━━━━━ RECORDS SHOWN ━━━━━
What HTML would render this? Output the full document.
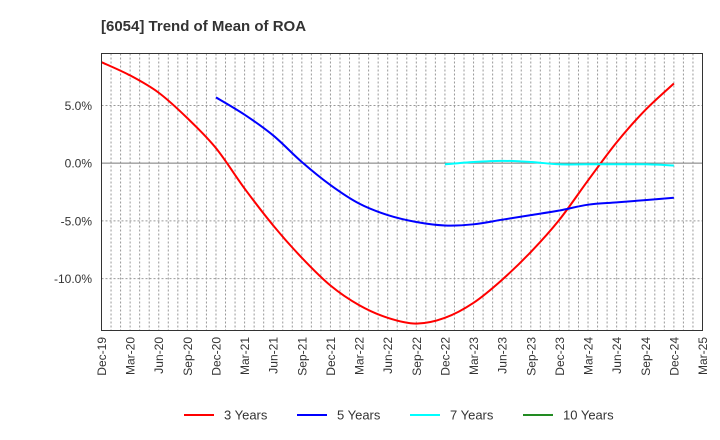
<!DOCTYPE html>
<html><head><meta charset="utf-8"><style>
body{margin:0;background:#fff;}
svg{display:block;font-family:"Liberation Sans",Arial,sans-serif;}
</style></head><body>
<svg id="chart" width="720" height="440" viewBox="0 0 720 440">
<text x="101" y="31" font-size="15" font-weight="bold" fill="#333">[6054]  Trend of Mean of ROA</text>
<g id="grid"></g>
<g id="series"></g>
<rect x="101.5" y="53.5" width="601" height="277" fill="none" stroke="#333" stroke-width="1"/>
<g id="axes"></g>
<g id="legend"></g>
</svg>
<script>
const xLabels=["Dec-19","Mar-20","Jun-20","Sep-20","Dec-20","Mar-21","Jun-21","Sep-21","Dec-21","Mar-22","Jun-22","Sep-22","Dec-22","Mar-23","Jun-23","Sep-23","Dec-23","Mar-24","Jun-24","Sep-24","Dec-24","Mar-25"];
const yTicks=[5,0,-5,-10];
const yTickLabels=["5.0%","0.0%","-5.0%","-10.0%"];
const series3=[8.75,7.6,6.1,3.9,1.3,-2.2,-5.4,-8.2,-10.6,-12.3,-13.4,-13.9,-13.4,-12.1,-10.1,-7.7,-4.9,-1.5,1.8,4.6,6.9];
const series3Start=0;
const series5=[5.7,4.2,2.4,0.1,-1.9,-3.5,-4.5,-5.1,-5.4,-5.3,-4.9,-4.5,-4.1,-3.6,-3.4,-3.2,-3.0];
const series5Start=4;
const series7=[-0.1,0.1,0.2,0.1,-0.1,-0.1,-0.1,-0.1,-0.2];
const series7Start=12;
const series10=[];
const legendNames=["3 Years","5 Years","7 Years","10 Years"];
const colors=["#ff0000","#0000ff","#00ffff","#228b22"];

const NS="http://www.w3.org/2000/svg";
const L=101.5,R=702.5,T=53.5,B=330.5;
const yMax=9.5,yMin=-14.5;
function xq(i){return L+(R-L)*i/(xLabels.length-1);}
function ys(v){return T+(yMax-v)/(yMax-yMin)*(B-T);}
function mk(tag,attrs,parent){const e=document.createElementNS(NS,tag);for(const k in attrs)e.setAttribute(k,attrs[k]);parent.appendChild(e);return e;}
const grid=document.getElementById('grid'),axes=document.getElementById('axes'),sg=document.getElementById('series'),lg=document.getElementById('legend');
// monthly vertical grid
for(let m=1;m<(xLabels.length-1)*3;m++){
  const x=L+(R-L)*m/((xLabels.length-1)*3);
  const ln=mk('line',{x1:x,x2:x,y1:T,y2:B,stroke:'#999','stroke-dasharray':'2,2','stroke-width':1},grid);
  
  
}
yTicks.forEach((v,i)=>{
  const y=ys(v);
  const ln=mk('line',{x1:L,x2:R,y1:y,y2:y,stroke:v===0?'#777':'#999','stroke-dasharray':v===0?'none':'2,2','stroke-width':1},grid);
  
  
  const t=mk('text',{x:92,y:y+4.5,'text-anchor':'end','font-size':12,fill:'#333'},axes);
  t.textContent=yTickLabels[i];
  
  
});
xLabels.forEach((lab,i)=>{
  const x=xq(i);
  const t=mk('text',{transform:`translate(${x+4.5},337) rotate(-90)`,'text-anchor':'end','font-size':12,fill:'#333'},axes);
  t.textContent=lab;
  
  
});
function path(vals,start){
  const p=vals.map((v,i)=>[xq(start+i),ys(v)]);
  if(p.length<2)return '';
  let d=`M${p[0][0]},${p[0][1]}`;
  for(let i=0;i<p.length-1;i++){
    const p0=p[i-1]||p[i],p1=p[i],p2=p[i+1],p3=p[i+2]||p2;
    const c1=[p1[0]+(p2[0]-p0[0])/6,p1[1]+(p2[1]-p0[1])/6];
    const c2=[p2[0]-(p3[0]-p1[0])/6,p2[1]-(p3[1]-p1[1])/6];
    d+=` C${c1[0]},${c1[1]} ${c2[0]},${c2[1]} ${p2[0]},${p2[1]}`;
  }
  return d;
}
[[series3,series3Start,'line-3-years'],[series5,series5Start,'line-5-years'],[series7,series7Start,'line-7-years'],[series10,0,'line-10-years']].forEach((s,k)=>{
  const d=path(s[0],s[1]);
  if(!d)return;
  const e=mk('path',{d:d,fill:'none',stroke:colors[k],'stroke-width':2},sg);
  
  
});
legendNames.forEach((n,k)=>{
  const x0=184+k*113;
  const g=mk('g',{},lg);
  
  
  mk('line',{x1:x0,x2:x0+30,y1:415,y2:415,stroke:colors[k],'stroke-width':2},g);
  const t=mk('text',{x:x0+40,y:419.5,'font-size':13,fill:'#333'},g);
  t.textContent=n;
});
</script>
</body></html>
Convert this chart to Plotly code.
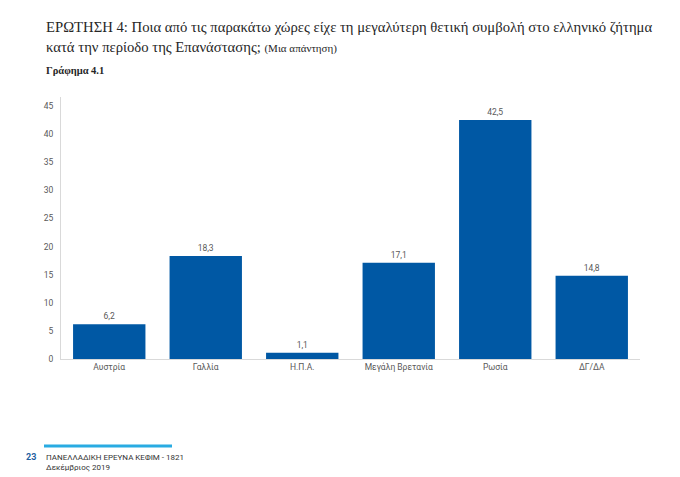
━━━━━
* WORK TO DO:
Write the listing out a second time exactly, dropping all images.

* OUTPUT:
What HTML would render this? Output the full document.
<!DOCTYPE html>
<html><head><meta charset="utf-8"><style>
body{margin:0;background:#fff;}
svg{display:block;font-family:"Liberation Sans",Arial,sans-serif;}
</style></head><body>
<svg id="chart" width="720" height="440" viewBox="0 0 720 440">
<text x="101" y="31" font-size="15" font-weight="bold" fill="#333">[6054]  Trend of Mean of ROA</text>
<g id="grid"></g>
<g id="series"></g>
<rect x="101.5" y="53.5" width="601" height="277" fill="none" stroke="#333" stroke-width="1"/>
<g id="axes"></g>
<g id="legend"></g>
</svg>
<script>
const xLabels=["Dec-19","Mar-20","Jun-20","Sep-20","Dec-20","Mar-21","Jun-21","Sep-21","Dec-21","Mar-22","Jun-22","Sep-22","Dec-22","Mar-23","Jun-23","Sep-23","Dec-23","Mar-24","Jun-24","Sep-24","Dec-24","Mar-25"];
const yTicks=[5,0,-5,-10];
const yTickLabels=["5.0%","0.0%","-5.0%","-10.0%"];
const series3=[8.75,7.6,6.1,3.9,1.3,-2.2,-5.4,-8.2,-10.6,-12.3,-13.4,-13.9,-13.4,-12.1,-10.1,-7.7,-4.9,-1.5,1.8,4.6,6.9];
const series3Start=0;
const series5=[5.7,4.2,2.4,0.1,-1.9,-3.5,-4.5,-5.1,-5.4,-5.3,-4.9,-4.5,-4.1,-3.6,-3.4,-3.2,-3.0];
const series5Start=4;
const series7=[-0.1,0.1,0.2,0.1,-0.1,-0.1,-0.1,-0.1,-0.2];
const series7Start=12;
const series10=[];
const legendNames=["3 Years","5 Years","7 Years","10 Years"];
const colors=["#ff0000","#0000ff","#00ffff","#228b22"];

const NS="http://www.w3.org/2000/svg";
const L=101.5,R=702.5,T=53.5,B=330.5;
const yMax=9.5,yMin=-14.5;
function xq(i){return L+(R-L)*i/(xLabels.length-1);}
function ys(v){return T+(yMax-v)/(yMax-yMin)*(B-T);}
function mk(tag,attrs,parent){const e=document.createElementNS(NS,tag);for(const k in attrs)e.setAttribute(k,attrs[k]);parent.appendChild(e);return e;}
const grid=document.getElementById('grid'),axes=document.getElementById('axes'),sg=document.getElementById('series'),lg=document.getElementById('legend');
// monthly vertical grid
for(let m=1;m<(xLabels.length-1)*3;m++){
  const x=L+(R-L)*m/((xLabels.length-1)*3);
  const ln=mk('line',{x1:x,x2:x,y1:T,y2:B,stroke:'#999','stroke-dasharray':'2,2','stroke-width':1},grid);
  
  
}
yTicks.forEach((v,i)=>{
  const y=ys(v);
  const ln=mk('line',{x1:L,x2:R,y1:y,y2:y,stroke:v===0?'#777':'#999','stroke-dasharray':v===0?'none':'2,2','stroke-width':1},grid);
  
  
  const t=mk('text',{x:92,y:y+4.5,'text-anchor':'end','font-size':12,fill:'#333'},axes);
  t.textContent=yTickLabels[i];
  
  
});
xLabels.forEach((lab,i)=>{
  const x=xq(i);
  const t=mk('text',{transform:`translate(${x+4.5},337) rotate(-90)`,'text-anchor':'end','font-size':12,fill:'#333'},axes);
  t.textContent=lab;
  
  
});
function path(vals,start){
  const p=vals.map((v,i)=>[xq(start+i),ys(v)]);
  if(p.length<2)return '';
  let d=`M${p[0][0]},${p[0][1]}`;
  for(let i=0;i<p.length-1;i++){
    const p0=p[i-1]||p[i],p1=p[i],p2=p[i+1],p3=p[i+2]||p2;
    const c1=[p1[0]+(p2[0]-p0[0])/6,p1[1]+(p2[1]-p0[1])/6];
    const c2=[p2[0]-(p3[0]-p1[0])/6,p2[1]-(p3[1]-p1[1])/6];
    d+=` C${c1[0]},${c1[1]} ${c2[0]},${c2[1]} ${p2[0]},${p2[1]}`;
  }
  return d;
}
[[series3,series3Start,'line-3-years'],[series5,series5Start,'line-5-years'],[series7,series7Start,'line-7-years'],[series10,0,'line-10-years']].forEach((s,k)=>{
  const d=path(s[0],s[1]);
  if(!d)return;
  const e=mk('path',{d:d,fill:'none',stroke:colors[k],'stroke-width':2},sg);
  
  
});
legendNames.forEach((n,k)=>{
  const x0=184+k*113;
  const g=mk('g',{},lg);
  
  
  mk('line',{x1:x0,x2:x0+30,y1:415,y2:415,stroke:colors[k],'stroke-width':2},g);
  const t=mk('text',{x:x0+40,y:419.5,'font-size':13,fill:'#333'},g);
  t.textContent=n;
});
</script>
</body></html>
Convert this chart to Plotly code.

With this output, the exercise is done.